## Given problem
Leave out the pictures, and retype only the lines from the beginning of the material through the line that contains "let cx = d => x(d) + x.bandwidth() / 2;", including both.

· · · · ·

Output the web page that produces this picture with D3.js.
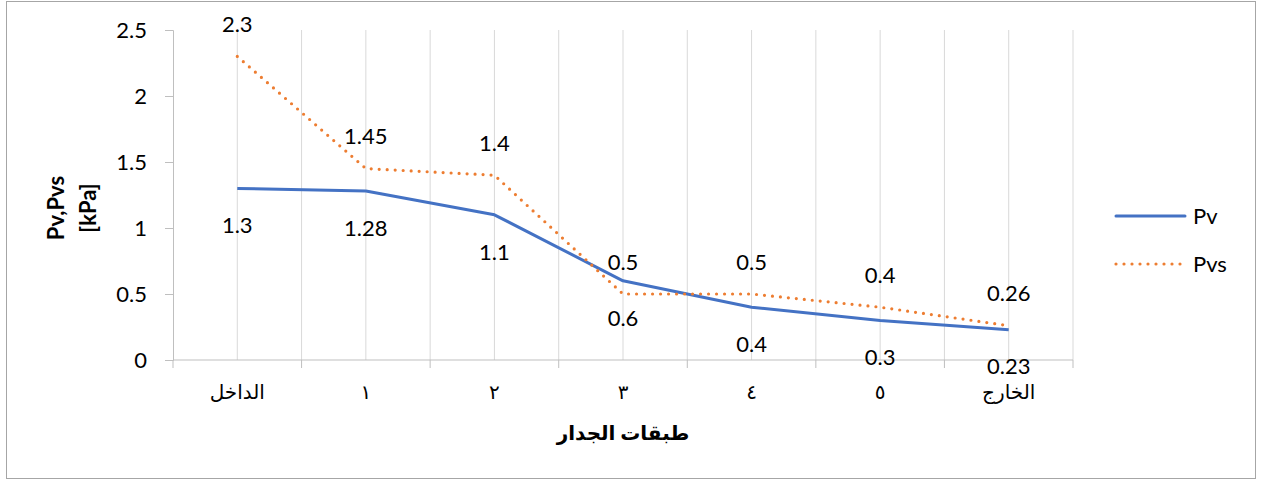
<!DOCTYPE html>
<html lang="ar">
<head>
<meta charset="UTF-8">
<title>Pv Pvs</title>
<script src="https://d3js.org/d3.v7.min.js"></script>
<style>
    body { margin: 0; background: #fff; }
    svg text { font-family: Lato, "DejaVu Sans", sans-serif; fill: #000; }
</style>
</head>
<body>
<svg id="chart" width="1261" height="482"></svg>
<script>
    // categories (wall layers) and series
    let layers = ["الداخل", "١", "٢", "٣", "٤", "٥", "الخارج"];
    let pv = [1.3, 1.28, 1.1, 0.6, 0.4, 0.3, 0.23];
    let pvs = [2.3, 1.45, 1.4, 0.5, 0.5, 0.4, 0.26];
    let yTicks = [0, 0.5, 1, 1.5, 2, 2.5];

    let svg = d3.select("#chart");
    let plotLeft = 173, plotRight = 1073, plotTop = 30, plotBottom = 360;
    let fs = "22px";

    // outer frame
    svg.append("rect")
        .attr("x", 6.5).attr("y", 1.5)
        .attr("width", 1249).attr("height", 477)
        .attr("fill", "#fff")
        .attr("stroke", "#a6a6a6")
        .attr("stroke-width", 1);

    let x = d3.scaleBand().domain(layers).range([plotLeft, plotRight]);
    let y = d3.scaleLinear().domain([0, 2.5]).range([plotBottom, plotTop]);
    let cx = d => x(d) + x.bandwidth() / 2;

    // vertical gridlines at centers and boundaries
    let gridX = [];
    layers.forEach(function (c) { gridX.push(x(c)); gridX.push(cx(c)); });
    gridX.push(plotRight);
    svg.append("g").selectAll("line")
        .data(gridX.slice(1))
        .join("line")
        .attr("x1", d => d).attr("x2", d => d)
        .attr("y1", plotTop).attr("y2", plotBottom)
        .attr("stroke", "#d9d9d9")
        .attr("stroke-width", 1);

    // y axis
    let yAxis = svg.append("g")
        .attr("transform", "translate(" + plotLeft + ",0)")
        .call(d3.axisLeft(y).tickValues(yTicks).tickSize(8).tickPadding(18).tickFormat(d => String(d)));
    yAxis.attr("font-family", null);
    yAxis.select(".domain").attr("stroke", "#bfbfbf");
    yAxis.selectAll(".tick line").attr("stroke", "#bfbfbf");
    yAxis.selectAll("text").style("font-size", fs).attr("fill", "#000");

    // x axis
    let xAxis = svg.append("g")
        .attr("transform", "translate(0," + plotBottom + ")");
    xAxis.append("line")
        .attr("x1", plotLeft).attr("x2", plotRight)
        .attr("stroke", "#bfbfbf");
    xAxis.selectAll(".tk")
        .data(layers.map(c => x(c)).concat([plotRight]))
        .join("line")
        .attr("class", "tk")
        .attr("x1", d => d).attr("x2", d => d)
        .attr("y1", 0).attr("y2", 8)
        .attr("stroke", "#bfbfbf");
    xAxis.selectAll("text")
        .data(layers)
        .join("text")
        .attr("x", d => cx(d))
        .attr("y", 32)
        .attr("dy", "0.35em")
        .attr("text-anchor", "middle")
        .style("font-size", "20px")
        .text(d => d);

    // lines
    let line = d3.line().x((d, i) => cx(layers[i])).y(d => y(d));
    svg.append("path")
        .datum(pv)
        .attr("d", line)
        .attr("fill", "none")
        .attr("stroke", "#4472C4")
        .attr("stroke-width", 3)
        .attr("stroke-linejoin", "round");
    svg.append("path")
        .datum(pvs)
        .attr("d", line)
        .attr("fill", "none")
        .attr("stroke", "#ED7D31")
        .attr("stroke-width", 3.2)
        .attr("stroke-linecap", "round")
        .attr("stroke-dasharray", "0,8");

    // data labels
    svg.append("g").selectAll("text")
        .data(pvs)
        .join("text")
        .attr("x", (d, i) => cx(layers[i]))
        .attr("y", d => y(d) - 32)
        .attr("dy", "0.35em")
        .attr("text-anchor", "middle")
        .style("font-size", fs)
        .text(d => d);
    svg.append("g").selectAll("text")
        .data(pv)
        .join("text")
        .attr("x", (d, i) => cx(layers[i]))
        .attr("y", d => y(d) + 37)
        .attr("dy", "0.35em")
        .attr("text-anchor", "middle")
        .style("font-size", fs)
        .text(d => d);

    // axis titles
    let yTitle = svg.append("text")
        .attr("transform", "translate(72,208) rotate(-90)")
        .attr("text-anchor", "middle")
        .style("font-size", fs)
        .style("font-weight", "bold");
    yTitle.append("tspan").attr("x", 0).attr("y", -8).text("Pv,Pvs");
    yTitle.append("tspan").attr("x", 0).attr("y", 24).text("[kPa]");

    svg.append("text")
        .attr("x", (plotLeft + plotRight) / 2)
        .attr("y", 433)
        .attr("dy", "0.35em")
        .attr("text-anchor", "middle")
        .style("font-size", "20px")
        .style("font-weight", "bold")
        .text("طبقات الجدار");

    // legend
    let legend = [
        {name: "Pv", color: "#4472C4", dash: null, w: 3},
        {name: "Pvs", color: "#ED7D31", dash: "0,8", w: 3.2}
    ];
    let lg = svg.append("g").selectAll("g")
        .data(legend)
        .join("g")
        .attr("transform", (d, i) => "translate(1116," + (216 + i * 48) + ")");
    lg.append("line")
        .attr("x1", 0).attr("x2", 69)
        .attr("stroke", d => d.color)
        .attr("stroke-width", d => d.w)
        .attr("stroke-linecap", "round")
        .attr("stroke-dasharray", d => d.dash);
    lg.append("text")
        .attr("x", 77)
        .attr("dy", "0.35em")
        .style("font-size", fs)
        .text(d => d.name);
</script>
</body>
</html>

· · · · ·

## Exercise output
Output the web page that produces this picture with D3.js.
<!DOCTYPE html>
<html lang="ar">
<head>
<meta charset="UTF-8">
<title>Pv Pvs</title>
<script src="https://d3js.org/d3.v7.min.js"></script>
<style>
    body { margin: 0; background: #fff; }
    svg text { font-family: Lato, "DejaVu Sans", sans-serif; fill: #000; }
</style>
</head>
<body>
<svg id="chart" width="1261" height="482"></svg>
<script>
    // categories (wall layers) and series
    let layers = ["الداخل", "١", "٢", "٣", "٤", "٥", "الخارج"];
    let pv = [1.3, 1.28, 1.1, 0.6, 0.4, 0.3, 0.23];
    let pvs = [2.3, 1.45, 1.4, 0.5, 0.5, 0.4, 0.26];
    let yTicks = [0, 0.5, 1, 1.5, 2, 2.5];

    let svg = d3.select("#chart");
    let plotLeft = 173, plotRight = 1073, plotTop = 30, plotBottom = 360;
    let fs = "22px";

    // outer frame
    svg.append("rect")
        .attr("x", 6.5).attr("y", 1.5)
        .attr("width", 1249).attr("height", 477)
        .attr("fill", "#fff")
        .attr("stroke", "#a6a6a6")
        .attr("stroke-width", 1);

    let x = d3.scaleBand().domain(layers).range([plotLeft, plotRight]);
    let y = d3.scaleLinear().domain([0, 2.5]).range([plotBottom, plotTop]);
    let cx = d => x(d) + x.bandwidth() / 2;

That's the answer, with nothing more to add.